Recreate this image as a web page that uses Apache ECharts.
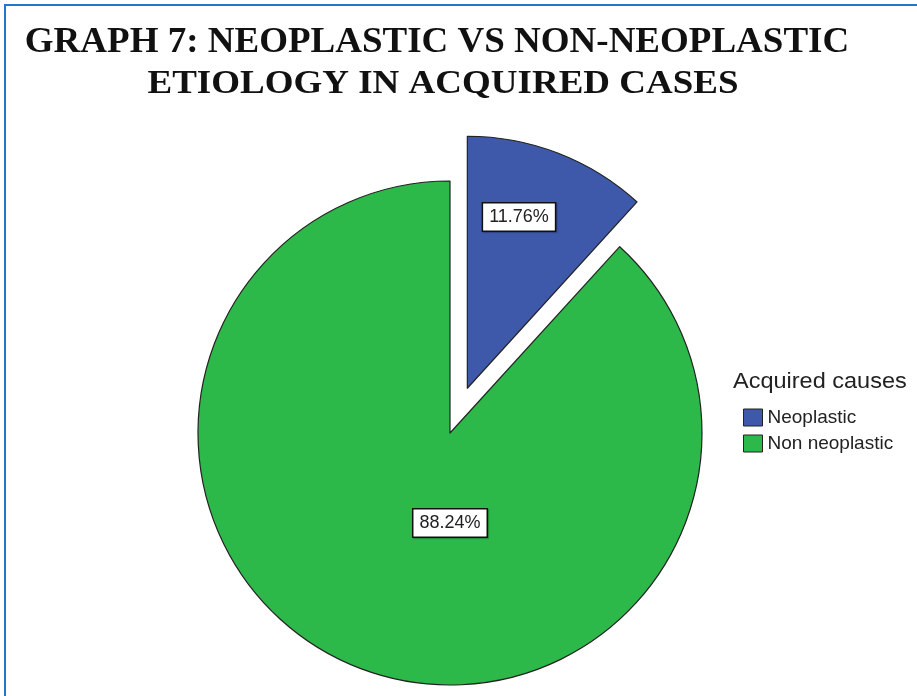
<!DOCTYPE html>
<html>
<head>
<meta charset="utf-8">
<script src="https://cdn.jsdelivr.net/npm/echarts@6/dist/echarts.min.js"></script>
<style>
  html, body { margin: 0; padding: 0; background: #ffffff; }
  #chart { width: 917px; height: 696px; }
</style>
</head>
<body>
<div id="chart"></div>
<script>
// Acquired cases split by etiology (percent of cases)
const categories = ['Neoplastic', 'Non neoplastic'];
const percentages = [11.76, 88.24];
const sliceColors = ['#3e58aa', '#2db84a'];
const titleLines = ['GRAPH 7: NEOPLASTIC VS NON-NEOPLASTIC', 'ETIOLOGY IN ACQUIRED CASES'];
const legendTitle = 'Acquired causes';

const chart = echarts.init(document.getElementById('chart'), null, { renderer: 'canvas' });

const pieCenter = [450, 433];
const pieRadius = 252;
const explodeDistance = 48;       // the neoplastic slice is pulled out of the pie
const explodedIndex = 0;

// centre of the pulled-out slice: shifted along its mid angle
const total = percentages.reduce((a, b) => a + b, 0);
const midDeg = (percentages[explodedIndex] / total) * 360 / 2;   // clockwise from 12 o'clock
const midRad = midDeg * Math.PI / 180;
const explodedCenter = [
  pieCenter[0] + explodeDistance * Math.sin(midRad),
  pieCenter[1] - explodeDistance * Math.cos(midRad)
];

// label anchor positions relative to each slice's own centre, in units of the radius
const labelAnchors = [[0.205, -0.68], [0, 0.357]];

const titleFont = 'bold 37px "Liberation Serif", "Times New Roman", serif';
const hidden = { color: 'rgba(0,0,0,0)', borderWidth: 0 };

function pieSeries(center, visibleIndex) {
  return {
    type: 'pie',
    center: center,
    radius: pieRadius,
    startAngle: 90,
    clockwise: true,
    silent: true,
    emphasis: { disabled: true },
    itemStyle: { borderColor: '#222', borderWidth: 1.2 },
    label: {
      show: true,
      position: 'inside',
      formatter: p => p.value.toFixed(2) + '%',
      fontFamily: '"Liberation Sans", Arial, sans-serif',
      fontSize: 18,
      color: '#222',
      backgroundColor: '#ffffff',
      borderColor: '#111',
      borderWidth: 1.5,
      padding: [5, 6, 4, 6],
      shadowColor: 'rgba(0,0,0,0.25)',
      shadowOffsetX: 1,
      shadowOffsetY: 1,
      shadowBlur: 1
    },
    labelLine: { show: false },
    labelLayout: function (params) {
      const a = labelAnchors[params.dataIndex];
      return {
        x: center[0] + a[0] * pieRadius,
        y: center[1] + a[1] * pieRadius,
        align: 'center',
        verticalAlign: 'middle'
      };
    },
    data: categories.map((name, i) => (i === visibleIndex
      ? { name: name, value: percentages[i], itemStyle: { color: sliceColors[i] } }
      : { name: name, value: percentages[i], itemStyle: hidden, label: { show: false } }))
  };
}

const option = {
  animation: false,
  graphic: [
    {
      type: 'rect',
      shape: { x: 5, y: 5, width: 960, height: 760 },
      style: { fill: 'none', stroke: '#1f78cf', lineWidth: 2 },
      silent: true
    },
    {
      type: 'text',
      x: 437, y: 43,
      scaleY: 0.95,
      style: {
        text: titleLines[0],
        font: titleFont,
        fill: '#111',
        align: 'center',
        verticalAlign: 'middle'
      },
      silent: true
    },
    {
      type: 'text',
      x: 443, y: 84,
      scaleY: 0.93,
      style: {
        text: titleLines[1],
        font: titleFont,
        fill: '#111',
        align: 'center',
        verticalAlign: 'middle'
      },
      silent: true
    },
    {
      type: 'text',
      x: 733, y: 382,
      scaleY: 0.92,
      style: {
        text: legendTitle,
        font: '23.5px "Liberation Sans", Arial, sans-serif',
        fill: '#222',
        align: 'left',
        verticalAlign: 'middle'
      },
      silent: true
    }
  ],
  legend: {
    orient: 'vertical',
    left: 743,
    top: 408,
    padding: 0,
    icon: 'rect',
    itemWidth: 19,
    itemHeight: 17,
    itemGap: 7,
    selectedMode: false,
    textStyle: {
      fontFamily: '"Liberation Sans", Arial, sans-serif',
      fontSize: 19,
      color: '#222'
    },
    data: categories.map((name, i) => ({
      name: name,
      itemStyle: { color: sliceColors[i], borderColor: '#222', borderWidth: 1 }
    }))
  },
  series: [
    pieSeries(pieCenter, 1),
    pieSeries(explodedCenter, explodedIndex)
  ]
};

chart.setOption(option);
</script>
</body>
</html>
:::
[Challenge] All the material shown above is to be copied exactly, with no pictures carried over.

[Solution to the problem]
Recreate this image as a web page that uses Apache ECharts.
<!DOCTYPE html>
<html>
<head>
<meta charset="utf-8">
<script src="https://cdn.jsdelivr.net/npm/echarts@6/dist/echarts.min.js"></script>
<style>
  html, body { margin: 0; padding: 0; background: #ffffff; }
  #chart { width: 917px; height: 696px; }
</style>
</head>
<body>
<div id="chart"></div>
<script>
// Acquired cases split by etiology (percent of cases)
const categories = ['Neoplastic', 'Non neoplastic'];
const percentages = [11.76, 88.24];
const sliceColors = ['#3e58aa', '#2db84a'];
const titleLines = ['GRAPH 7: NEOPLASTIC VS NON-NEOPLASTIC', 'ETIOLOGY IN ACQUIRED CASES'];
const legendTitle = 'Acquired causes';

const chart = echarts.init(document.getElementById('chart'), null, { renderer: 'canvas' });

const pieCenter = [450, 433];
const pieRadius = 252;
const explodeDistance = 48;       // the neoplastic slice is pulled out of the pie
const explodedIndex = 0;

// centre of the pulled-out slice: shifted along its mid angle
const total = percentages.reduce((a, b) => a + b, 0);
const midDeg = (percentages[explodedIndex] / total) * 360 / 2;   // clockwise from 12 o'clock
const midRad = midDeg * Math.PI / 180;
const explodedCenter = [
  pieCenter[0] + explodeDistance * Math.sin(midRad),
  pieCenter[1] - explodeDistance * Math.cos(midRad)
];

// label anchor positions relative to each slice's own centre, in units of the radius
const labelAnchors = [[0.205, -0.68], [0, 0.357]];

const titleFont = 'bold 37px "Liberation Serif", "Times New Roman", serif';
const hidden = { color: 'rgba(0,0,0,0)', borderWidth: 0 };

function pieSeries(center, visibleIndex) {
  return {
    type: 'pie',
    center: center,
    radius: pieRadius,
    startAngle: 90,
    clockwise: true,
    silent: true,
    emphasis: { disabled: true },
    itemStyle: { borderColor: '#222', borderWidth: 1.2 },
    label: {
      show: true,
      position: 'inside',
      formatter: p => p.value.toFixed(2) + '%',
      fontFamily: '"Liberation Sans", Arial, sans-serif',
      fontSize: 18,
      color: '#222',
      backgroundColor: '#ffffff',
      borderColor: '#111',
      borderWidth: 1.5,
      padding: [5, 6, 4, 6],
      shadowColor: 'rgba(0,0,0,0.25)',
      shadowOffsetX: 1,
      shadowOffsetY: 1,
      shadowBlur: 1
    },
    labelLine: { show: false },
    labelLayout: function (params) {
      const a = labelAnchors[params.dataIndex];
      return {
        x: center[0] + a[0] * pieRadius,
        y: center[1] + a[1] * pieRadius,
        align: 'center',
        verticalAlign: 'middle'
      };
    },
    data: categories.map((name, i) => (i === visibleIndex
      ? { name: name, value: percentages[i], itemStyle: { color: sliceColors[i] } }
      : { name: name, value: percentages[i], itemStyle: hidden, label: { show: false } }))
  };
}

const option = {
  animation: false,
  graphic: [
    {
      type: 'rect',
      shape: { x: 5, y: 5, width: 960, height: 760 },
      style: { fill: 'none', stroke: '#1f78cf', lineWidth: 2 },
      silent: true
    },
    {
      type: 'text',
      x: 437, y: 43,
      scaleY: 0.95,
      style: {
        text: titleLines[0],
        font: titleFont,
        fill: '#111',
        align: 'center',
        verticalAlign: 'middle'
      },
      silent: true
    },
    {
      type: 'text',
      x: 443, y: 84,
      scaleY: 0.93,
      style: {
        text: titleLines[1],
        font: titleFont,
        fill: '#111',
        align: 'center',
        verticalAlign: 'middle'
      },
      silent: true
    },
    {
      type: 'text',
      x: 733, y: 382,
      scaleY: 0.92,
      style: {
        text: legendTitle,
        font: '23.5px "Liberation Sans", Arial, sans-serif',
        fill: '#222',
        align: 'left',
        verticalAlign: 'middle'
      },
      silent: true
    }
  ],
  legend: {
    orient: 'vertical',
    left: 743,
    top: 408,
    padding: 0,
    icon: 'rect',
    itemWidth: 19,
    itemHeight: 17,
    itemGap: 7,
    selectedMode: false,
    textStyle: {
      fontFamily: '"Liberation Sans", Arial, sans-serif',
      fontSize: 19,
      color: '#222'
    },
    data: categories.map((name, i) => ({
      name: name,
      itemStyle: { color: sliceColors[i], borderColor: '#222', borderWidth: 1 }
    }))
  },
  series: [
    pieSeries(pieCenter, 1),
    pieSeries(explodedCenter, explodedIndex)
  ]
};

chart.setOption(option);
</script>
</body>
</html>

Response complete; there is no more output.